Di fatto cosa le ha lasciato l’esperienza di questo territorio?
«Sono molto legato ad esso. Nonostante ci sia nato non mi sono mai considerato romano. Sono un immigrato di seconda generazione. E il fatto di avere radicI altrove rispetto ad una città importante».
Ha seguito lo sviluppo della pandemia qui sul territorio?
«L’ho seguita a livello nazionale, però uno sguardo a casa lo davo per diversi motivi. Perché vivendo a Roma davo uno sguardo a ciò che avveniva nella regione Lazio. Quindi chiamavo i colleghi regionali e chiedevo come andasse. Ed anche da dove venissero fuori eventuali nuovi casi, perché ovviamente c’era anche l’interesse personale oltre alla curiosità scientifica.
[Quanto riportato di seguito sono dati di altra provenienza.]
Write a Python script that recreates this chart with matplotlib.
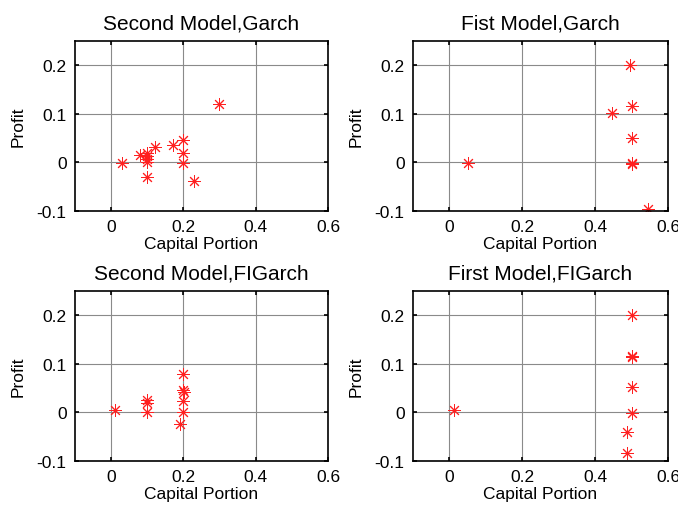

E quindi uno sguardo alla provincia di Frosinone lo davo sempre. Ultimamente siamo stati per giorni Covid free, però dobbiamo incrociare le dita. Questo perché comunque i casi stanno qua e là aumentando e bisogna stare molto attenti».
Un consiglio a territorio, Lazio e Italia. La mascherina e soprattutto non far calare l’attenzione.
«Innanzitutto il distanziamento fisico. Non creare grandi aggregazioni. Poi quando si sta in un luogo pubblico, soprattutto al chiuso, utilizzare sempre la mascherina, anche nei trasporti pubblici. Poi lavarsi frequentemente e bene le mani.
L’igiene delle mani è importante, perché noi portiamo le mani tantissime volte agli occhi, a naso e bocca. C’è quindi il contatto con le mucose e il virus puo’ essere trasportato attraverso le mani. Certo, la cosa più importante sono le goccioline di saliva, ma lavarsi le mani frequentemente pure è importante».
Da Direttore generale dell’Ufficio di Prevenzione al ministero, il Paese come sta reagendo? E’ pronto? Abbiamo appreso abbastanza?
«Abbiamo appreso molto. Abbiamo più posti di terapia intensiva. I Covid Hospital, a livello di territorio c’è molta attenzione. Speriamo che i colleghi anche a Ferragosto vigilino su di noi. Perché è importante e perché il virus non va in vacanza. Siamo più pronti rispetto al passato, però certamente la battaglia sarà ancora dura».